• SUPPLIED MATERIAL:
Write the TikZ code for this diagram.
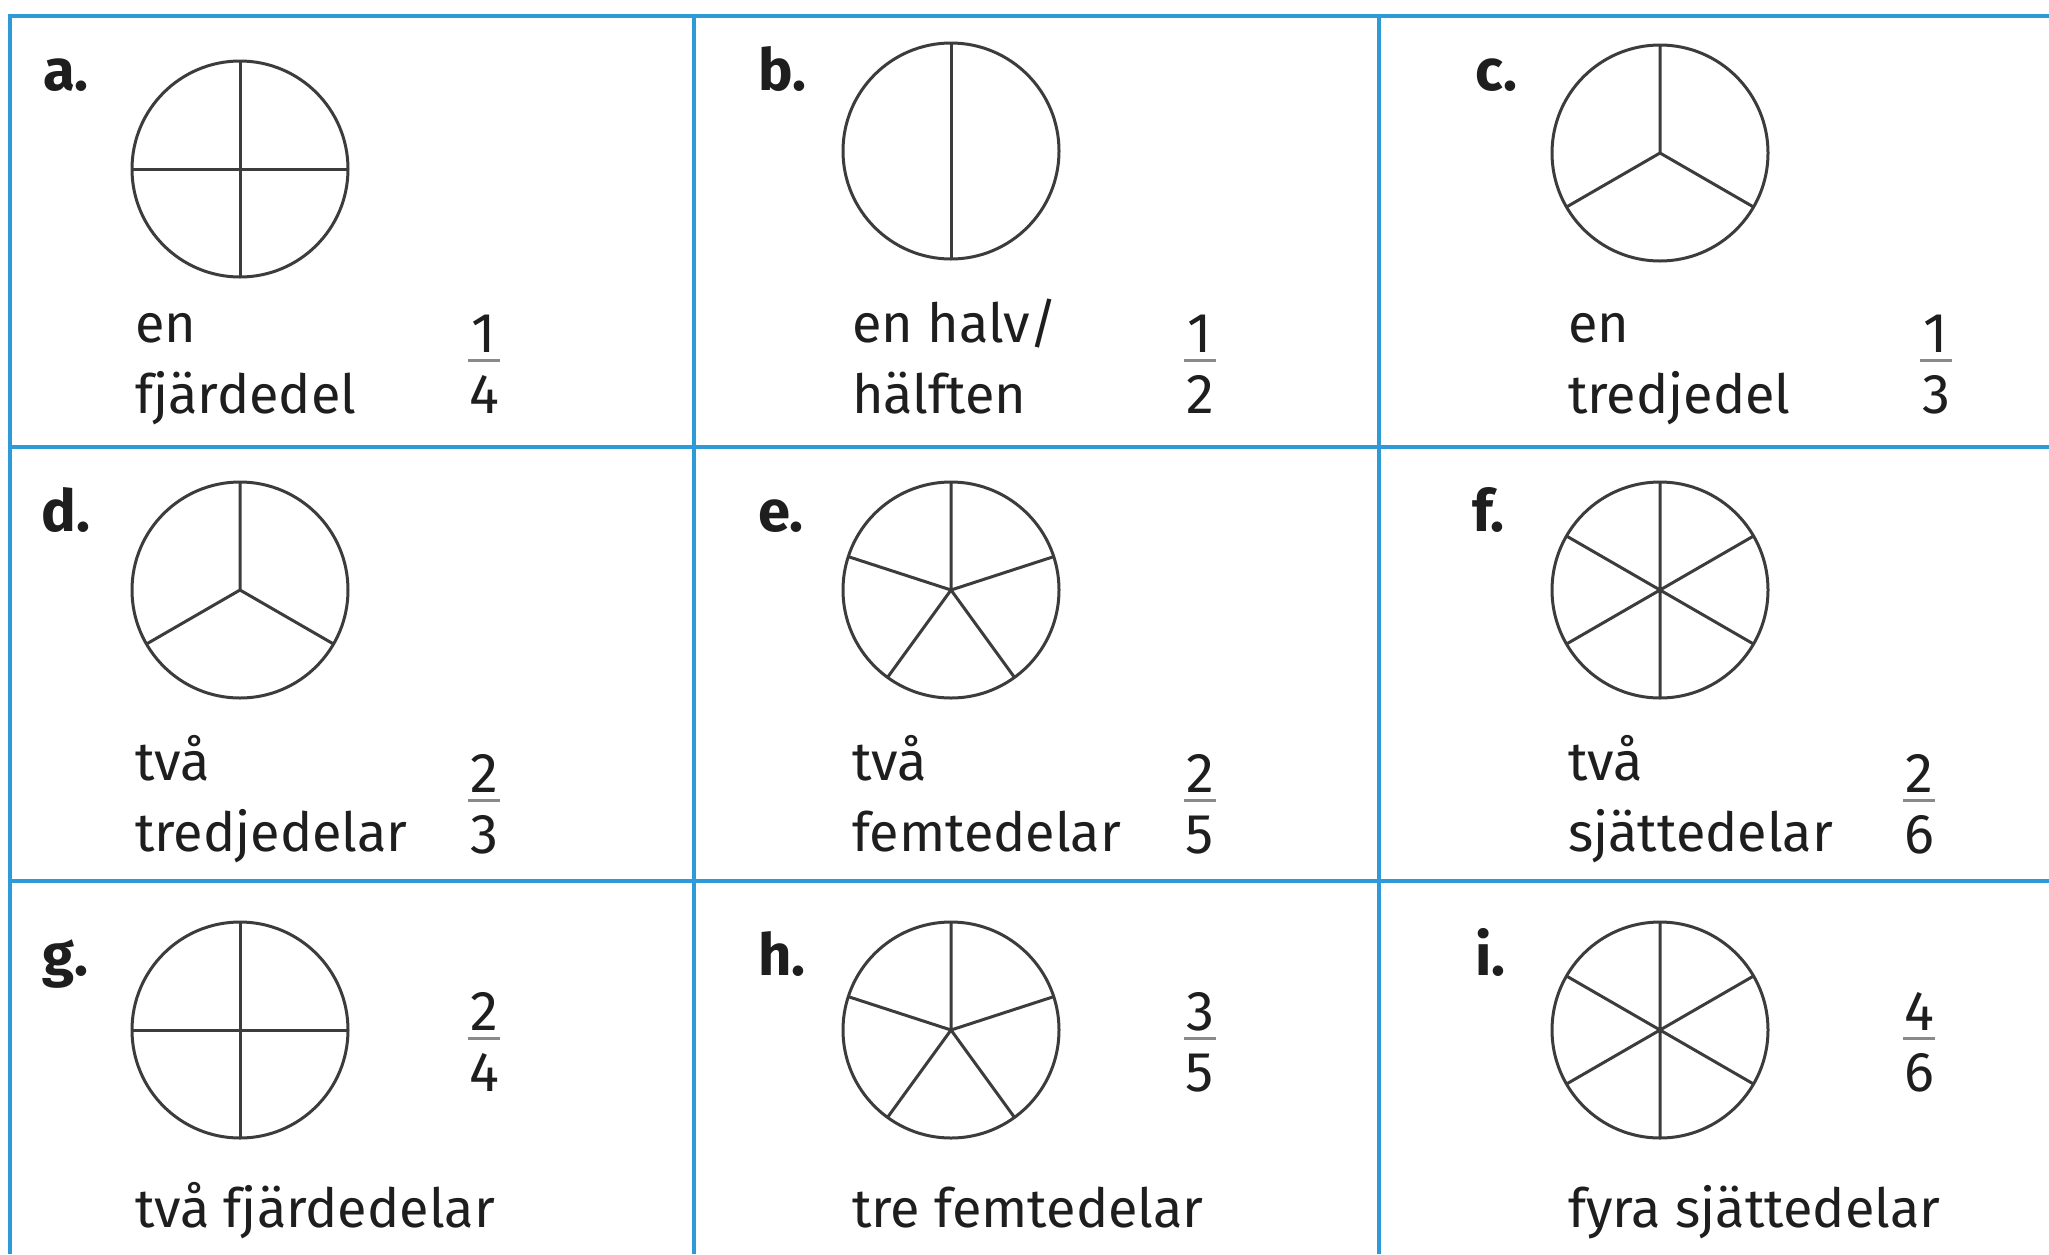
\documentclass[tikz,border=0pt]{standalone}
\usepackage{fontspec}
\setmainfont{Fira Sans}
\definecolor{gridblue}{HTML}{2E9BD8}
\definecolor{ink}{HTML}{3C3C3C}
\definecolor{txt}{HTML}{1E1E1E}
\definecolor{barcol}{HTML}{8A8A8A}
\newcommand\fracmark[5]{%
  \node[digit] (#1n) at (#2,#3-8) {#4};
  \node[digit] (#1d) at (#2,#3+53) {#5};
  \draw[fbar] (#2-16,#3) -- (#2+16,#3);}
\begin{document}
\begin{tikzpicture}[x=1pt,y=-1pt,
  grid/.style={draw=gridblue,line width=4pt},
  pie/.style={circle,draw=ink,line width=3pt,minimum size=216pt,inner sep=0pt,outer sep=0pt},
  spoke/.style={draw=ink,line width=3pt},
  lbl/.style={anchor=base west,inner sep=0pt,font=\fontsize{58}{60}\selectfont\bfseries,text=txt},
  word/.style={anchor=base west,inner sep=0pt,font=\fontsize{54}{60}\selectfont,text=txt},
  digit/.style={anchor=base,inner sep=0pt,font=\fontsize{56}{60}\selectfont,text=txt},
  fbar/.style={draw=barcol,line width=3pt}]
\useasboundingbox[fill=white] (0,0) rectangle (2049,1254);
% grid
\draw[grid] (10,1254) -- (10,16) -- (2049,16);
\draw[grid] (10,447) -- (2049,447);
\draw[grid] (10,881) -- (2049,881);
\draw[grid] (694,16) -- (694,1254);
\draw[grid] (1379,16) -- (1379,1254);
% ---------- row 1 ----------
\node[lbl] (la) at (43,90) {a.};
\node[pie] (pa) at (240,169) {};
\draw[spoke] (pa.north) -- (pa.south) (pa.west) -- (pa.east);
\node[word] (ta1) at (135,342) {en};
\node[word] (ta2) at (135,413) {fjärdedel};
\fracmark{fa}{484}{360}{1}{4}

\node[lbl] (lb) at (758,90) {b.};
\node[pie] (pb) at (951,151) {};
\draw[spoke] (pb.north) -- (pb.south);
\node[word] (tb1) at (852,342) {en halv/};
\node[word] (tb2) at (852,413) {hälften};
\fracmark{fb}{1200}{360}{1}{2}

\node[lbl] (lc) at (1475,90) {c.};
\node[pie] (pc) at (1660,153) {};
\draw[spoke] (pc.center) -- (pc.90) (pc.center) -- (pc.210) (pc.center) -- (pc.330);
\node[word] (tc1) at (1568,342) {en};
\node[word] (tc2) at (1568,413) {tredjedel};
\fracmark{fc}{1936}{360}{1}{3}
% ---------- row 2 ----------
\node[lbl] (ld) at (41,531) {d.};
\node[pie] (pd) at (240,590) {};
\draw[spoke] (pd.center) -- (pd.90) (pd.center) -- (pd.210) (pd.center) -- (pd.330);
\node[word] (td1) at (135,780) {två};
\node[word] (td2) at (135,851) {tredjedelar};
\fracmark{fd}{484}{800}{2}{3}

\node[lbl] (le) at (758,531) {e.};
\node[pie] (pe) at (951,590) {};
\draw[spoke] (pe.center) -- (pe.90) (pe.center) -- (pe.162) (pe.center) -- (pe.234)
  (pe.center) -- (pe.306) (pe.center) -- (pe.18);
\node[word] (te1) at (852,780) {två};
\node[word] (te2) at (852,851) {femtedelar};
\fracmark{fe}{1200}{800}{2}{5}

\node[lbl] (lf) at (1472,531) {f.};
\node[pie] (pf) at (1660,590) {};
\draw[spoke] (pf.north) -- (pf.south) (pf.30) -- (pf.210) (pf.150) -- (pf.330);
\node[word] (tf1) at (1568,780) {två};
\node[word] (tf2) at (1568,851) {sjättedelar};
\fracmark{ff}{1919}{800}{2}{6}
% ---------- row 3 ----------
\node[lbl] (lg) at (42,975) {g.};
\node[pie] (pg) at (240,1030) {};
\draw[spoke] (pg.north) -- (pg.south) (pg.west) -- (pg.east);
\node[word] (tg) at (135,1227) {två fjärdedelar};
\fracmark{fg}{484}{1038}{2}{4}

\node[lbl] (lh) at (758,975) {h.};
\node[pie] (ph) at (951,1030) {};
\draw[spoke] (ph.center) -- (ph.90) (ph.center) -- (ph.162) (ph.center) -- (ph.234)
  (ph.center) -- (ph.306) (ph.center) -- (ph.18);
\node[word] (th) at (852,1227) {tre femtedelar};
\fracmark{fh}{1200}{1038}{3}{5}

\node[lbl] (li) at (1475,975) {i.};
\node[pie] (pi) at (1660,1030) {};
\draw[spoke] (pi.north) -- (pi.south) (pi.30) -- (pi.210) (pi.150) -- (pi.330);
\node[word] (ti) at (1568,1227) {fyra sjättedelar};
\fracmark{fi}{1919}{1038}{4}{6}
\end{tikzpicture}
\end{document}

• JOB:
Write the lines above out again exactly, without any of their pictures.

• THE OUTPUT:
Write the TikZ code for this diagram.
\documentclass[tikz,border=0pt]{standalone}
\usepackage{fontspec}
\setmainfont{Fira Sans}
\definecolor{gridblue}{HTML}{2E9BD8}
\definecolor{ink}{HTML}{3C3C3C}
\definecolor{txt}{HTML}{1E1E1E}
\definecolor{barcol}{HTML}{8A8A8A}
\newcommand\fracmark[5]{%
  \node[digit] (#1n) at (#2,#3-8) {#4};
  \node[digit] (#1d) at (#2,#3+53) {#5};
  \draw[fbar] (#2-16,#3) -- (#2+16,#3);}
\begin{document}
\begin{tikzpicture}[x=1pt,y=-1pt,
  grid/.style={draw=gridblue,line width=4pt},
  pie/.style={circle,draw=ink,line width=3pt,minimum size=216pt,inner sep=0pt,outer sep=0pt},
  spoke/.style={draw=ink,line width=3pt},
  lbl/.style={anchor=base west,inner sep=0pt,font=\fontsize{58}{60}\selectfont\bfseries,text=txt},
  word/.style={anchor=base west,inner sep=0pt,font=\fontsize{54}{60}\selectfont,text=txt},
  digit/.style={anchor=base,inner sep=0pt,font=\fontsize{56}{60}\selectfont,text=txt},
  fbar/.style={draw=barcol,line width=3pt}]
\useasboundingbox[fill=white] (0,0) rectangle (2049,1254);
% grid
\draw[grid] (10,1254) -- (10,16) -- (2049,16);
\draw[grid] (10,447) -- (2049,447);
\draw[grid] (10,881) -- (2049,881);
\draw[grid] (694,16) -- (694,1254);
\draw[grid] (1379,16) -- (1379,1254);
% ---------- row 1 ----------
\node[lbl] (la) at (43,90) {a.};
\node[pie] (pa) at (240,169) {};
\draw[spoke] (pa.north) -- (pa.south) (pa.west) -- (pa.east);
\node[word] (ta1) at (135,342) {en};
\node[word] (ta2) at (135,413) {fjärdedel};
\fracmark{fa}{484}{360}{1}{4}

\node[lbl] (lb) at (758,90) {b.};
\node[pie] (pb) at (951,151) {};
\draw[spoke] (pb.north) -- (pb.south);
\node[word] (tb1) at (852,342) {en halv/};
\node[word] (tb2) at (852,413) {hälften};
\fracmark{fb}{1200}{360}{1}{2}

\node[lbl] (lc) at (1475,90) {c.};
\node[pie] (pc) at (1660,153) {};
\draw[spoke] (pc.center) -- (pc.90) (pc.center) -- (pc.210) (pc.center) -- (pc.330);
\node[word] (tc1) at (1568,342) {en};
\node[word] (tc2) at (1568,413) {tredjedel};
\fracmark{fc}{1936}{360}{1}{3}
% ---------- row 2 ----------
\node[lbl] (ld) at (41,531) {d.};
\node[pie] (pd) at (240,590) {};
\draw[spoke] (pd.center) -- (pd.90) (pd.center) -- (pd.210) (pd.center) -- (pd.330);
\node[word] (td1) at (135,780) {två};
\node[word] (td2) at (135,851) {tredjedelar};
\fracmark{fd}{484}{800}{2}{3}

\node[lbl] (le) at (758,531) {e.};
\node[pie] (pe) at (951,590) {};
\draw[spoke] (pe.center) -- (pe.90) (pe.center) -- (pe.162) (pe.center) -- (pe.234)
  (pe.center) -- (pe.306) (pe.center) -- (pe.18);
\node[word] (te1) at (852,780) {två};
\node[word] (te2) at (852,851) {femtedelar};
\fracmark{fe}{1200}{800}{2}{5}

\node[lbl] (lf) at (1472,531) {f.};
\node[pie] (pf) at (1660,590) {};
\draw[spoke] (pf.north) -- (pf.south) (pf.30) -- (pf.210) (pf.150) -- (pf.330);
\node[word] (tf1) at (1568,780) {två};
\node[word] (tf2) at (1568,851) {sjättedelar};
\fracmark{ff}{1919}{800}{2}{6}
% ---------- row 3 ----------
\node[lbl] (lg) at (42,975) {g.};
\node[pie] (pg) at (240,1030) {};
\draw[spoke] (pg.north) -- (pg.south) (pg.west) -- (pg.east);
\node[word] (tg) at (135,1227) {två fjärdedelar};
\fracmark{fg}{484}{1038}{2}{4}

\node[lbl] (lh) at (758,975) {h.};
\node[pie] (ph) at (951,1030) {};
\draw[spoke] (ph.center) -- (ph.90) (ph.center) -- (ph.162) (ph.center) -- (ph.234)
  (ph.center) -- (ph.306) (ph.center) -- (ph.18);
\node[word] (th) at (852,1227) {tre femtedelar};
\fracmark{fh}{1200}{1038}{3}{5}

\node[lbl] (li) at (1475,975) {i.};
\node[pie] (pi) at (1660,1030) {};
\draw[spoke] (pi.north) -- (pi.south) (pi.30) -- (pi.210) (pi.150) -- (pi.330);
\node[word] (ti) at (1568,1227) {fyra sjättedelar};
\fracmark{fi}{1919}{1038}{4}{6}
\end{tikzpicture}
\end{document}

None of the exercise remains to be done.